Approximately 20% of patients experience chronic post-surgical pain (CPSP) after total knee replacement (TKR). There is scope to improve assessment of CPSP after TKR, and this study aimed to develop a core outcome set.


Eighty patients and 43 clinicians were recruited into a three-round modified Delphi study. In Round 1, participants were presented with 56 pain features identified from a systematic review, structured interviews with patients and focus groups with clinicians. Participants assigned importance ratings, using a 1-9 scale, to individual pain features; those features rated as most important were retained in subsequent rounds. Consensus that a pain feature should be included in the core outcome set was defined as the feature having a rating of 7-9 by ≥70% of both panels (patients and clinicians) and 1-3 by ≤15% of both panels or rated as 7-9 by ≥90% of one panel.


Round 1 was completed by 71 patients and 39 clinicians, and Round 3 by 62 patients and 33 clinicians.
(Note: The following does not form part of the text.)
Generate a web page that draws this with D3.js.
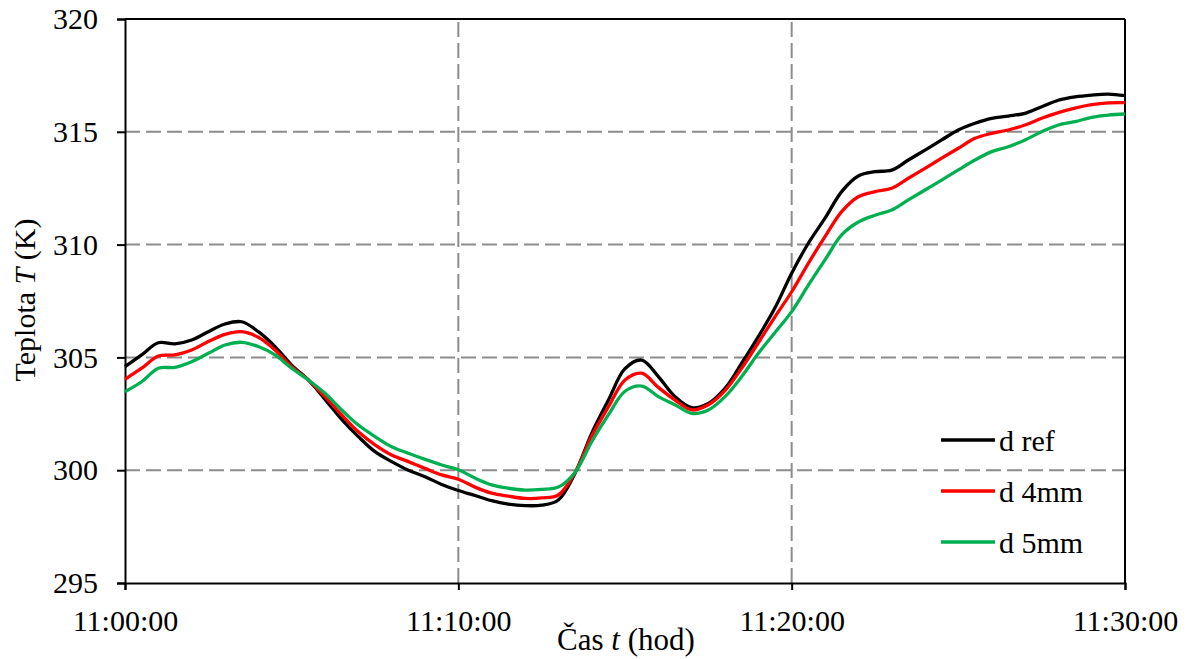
<!DOCTYPE html>
<html>
<head>
<meta charset="utf-8">
<script src="https://cdn.jsdelivr.net/npm/d3@7"></script>
<style>
  html, body { margin: 0; padding: 0; background: #fff; }
  svg { display: block; }
</style>
</head>
<body>
<svg id="chart" width="1191" height="659"></svg>
<script>
// Time in minutes after 11:00:00, sampled every half minute
const minutes = d3.range(0, 30.01, 0.5);

const seriesNames = ["d ref", "d 4mm", "d 5mm"];
const seriesColors = ["#000000", "#ff0000", "#00b050"];

const tRef = [
  304.59, 305.11, 305.65, 305.60, 305.77, 306.14, 306.48, 306.58, 306.14, 305.48,
  304.66, 304.00, 303.14, 302.25, 301.49, 300.82, 300.38, 300.00, 299.71, 299.37,
  299.10, 298.88, 298.65, 298.50, 298.43, 298.45, 298.68, 299.86, 301.63, 303.10,
  304.50, 304.88, 304.15, 303.26, 302.77, 302.96, 303.63, 304.74, 305.92, 307.20,
  308.73, 310.06, 311.17, 312.35, 313.04, 313.23, 313.30, 313.75, 314.19, 314.64,
  315.08, 315.38, 315.60, 315.70, 315.82, 316.11, 316.40, 316.55, 316.63, 316.67,
  316.60
];

const t4mm = [
  304.03, 304.52, 305.06, 305.11, 305.33, 305.70, 306.02, 306.14, 305.89, 305.33,
  304.59, 304.00, 303.26, 302.45, 301.70, 301.12, 300.67, 300.38, 300.08, 299.79,
  299.60, 299.25, 298.98, 298.85, 298.75, 298.77, 298.90, 299.90, 301.50, 302.80,
  304.00, 304.30, 303.67, 303.11, 302.67, 302.90, 303.53, 304.52, 305.65, 306.80,
  307.91, 309.17, 310.35, 311.46, 312.12, 312.35, 312.50, 312.94, 313.38, 313.83,
  314.27, 314.71, 314.93, 315.08, 315.30, 315.60, 315.85, 316.05, 316.20, 316.28,
  316.29
];

const t5mm = [
  303.48, 303.92, 304.52, 304.56, 304.81, 305.18, 305.55, 305.67, 305.48, 305.11,
  304.52, 304.00, 303.41, 302.67, 302.00, 301.49, 301.04, 300.75, 300.48, 300.23,
  300.02, 299.65, 299.35, 299.20, 299.12, 299.15, 299.25, 299.90, 301.26, 302.45,
  303.50, 303.73, 303.26, 302.90, 302.52, 302.67, 303.26, 304.15, 305.18, 306.10,
  307.03, 308.20, 309.32, 310.43, 311.00, 311.30, 311.53, 311.98, 312.42, 312.86,
  313.31, 313.75, 314.12, 314.34, 314.64, 315.00, 315.30, 315.45, 315.64, 315.74,
  315.79
];

const xTickMinutes = [0, 10, 20, 30];
const xTickLabels = ["11:00:00", "11:10:00", "11:20:00", "11:30:00"];
const yTicks = [295, 300, 305, 310, 315, 320];

const seriesValues = [tRef, t4mm, t5mm];

const SERIF = '"Liberation Serif", "Times New Roman", serif';

const svg = d3.select("#chart");
const margin = { left: 125, right: 66, top: 19, bottom: 76 };
const W = 1191, H = 659;
const pw = W - margin.left - margin.right;
const ph = H - margin.top - margin.bottom;

const x = d3.scaleLinear().domain([0, 30]).range([margin.left, margin.left + pw]);
const y = d3.scaleLinear().domain([295, 320]).range([margin.top + ph, margin.top]);

// Dashed grid
const grid = svg.append("g");
grid.selectAll("line.h").data(yTicks.filter(v => v > 295 && v < 320)).enter()
  .append("line")
  .attr("x1", x(0)).attr("x2", x(30))
  .attr("y1", d => y(d)).attr("y2", d => y(d))
  .attr("stroke", "#8c8c8c").attr("stroke-width", 2)
  .attr("stroke-dasharray", "15,6");
grid.selectAll("line.v").data(xTickMinutes.filter(v => v > 0 && v < 30)).enter()
  .append("line")
  .attr("x1", d => x(d)).attr("x2", d => x(d))
  .attr("y1", y(295)).attr("y2", y(320))
  .attr("stroke", "#8c8c8c").attr("stroke-width", 2)
  .attr("stroke-dasharray", "15,6");

// Axes
const xAxis = d3.axisBottom(x).tickValues(xTickMinutes)
  .tickFormat((d, i) => xTickLabels[i]).tickSize(7).tickPadding(20);
const yAxis = d3.axisLeft(y).tickValues(yTicks).tickSize(8).tickPadding(19);

const gx = svg.append("g").attr("transform", `translate(0,${y(295)})`).call(xAxis);
const gy = svg.append("g").attr("transform", `translate(${x(0)},0)`).call(yAxis);
[gx, gy].forEach(g => {
  g.select(".domain").attr("stroke", "#000").attr("stroke-width", 2);
  g.selectAll(".tick line").attr("stroke", "#000").attr("stroke-width", 2);
  g.selectAll(".tick text")
    .style("font-family", SERIF)
    .style("font-size", "30px")
    .attr("fill", "#000");
});
gx.selectAll(".tick text").attr("dy", "0.71em");
gy.selectAll(".tick text").attr("dy", "0.32em");

// Top and right border
svg.append("line").attr("x1", x(0)).attr("x2", x(30)).attr("y1", y(320)).attr("y2", y(320))
  .attr("stroke", "#000").attr("stroke-width", 2);
svg.append("line").attr("x1", x(30)).attr("x2", x(30)).attr("y1", y(320)).attr("y2", y(295))
  .attr("stroke", "#000").attr("stroke-width", 2);

// Series lines
const line = d3.line()
  .x((d, i) => x(minutes[i]))
  .y(d => y(d))
  .curve(d3.curveCatmullRom.alpha(0.5));

seriesValues.forEach((vals, k) => {
  svg.append("path")
    .datum(vals)
    .attr("fill", "none")
    .attr("stroke", seriesColors[k])
    .attr("stroke-width", 3.3)
    .attr("stroke-linejoin", "round")
    .attr("d", line);
});

// Axis titles
const xTitle = svg.append("text")
  .attr("x", 626).attr("y", 650)
  .attr("text-anchor", "middle")
  .style("font-family", SERIF)
  .style("font-size", "31px");
xTitle.append("tspan").text("Čas ");
xTitle.append("tspan").style("font-style", "italic").text("t");
xTitle.append("tspan").text(" (hod)");

const yTitle = svg.append("text")
  .attr("transform", "translate(35,300) rotate(-90)")
  .attr("text-anchor", "middle")
  .style("font-family", SERIF)
  .style("font-size", "30px");
yTitle.append("tspan").text("Teplota ");
yTitle.append("tspan").style("font-style", "italic").text("T");
yTitle.append("tspan").text(" (K)");

// Legend
const legendY = [440, 491, 542];
const legend = svg.append("g");
seriesNames.forEach((name, k) => {
  legend.append("line")
    .attr("x1", 941).attr("x2", 995)
    .attr("y1", legendY[k]).attr("y2", legendY[k])
    .attr("stroke", seriesColors[k]).attr("stroke-width", 3.5);
  legend.append("text")
    .attr("x", 999).attr("y", legendY[k] + 11)
    .style("font-family", SERIF)
    .style("font-size", "30px")
    .text(name);
});
</script>
</body>
</html>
The final consensus was that 33 pain features were important. These were grouped into an 8-item core outcome set comprising: pain intensity, pain interference with daily living, pain and physical functioning, temporal aspects of pain, pain description, emotional aspects of pain, use of pain medication, and improvement and satisfaction with pain relief.


This core outcome set serves to guide assessment of CPSP after TKR. Consistency in assessment can promote standardized reporting and facilitate comparability between studies that address a common but understudied type of CPSP.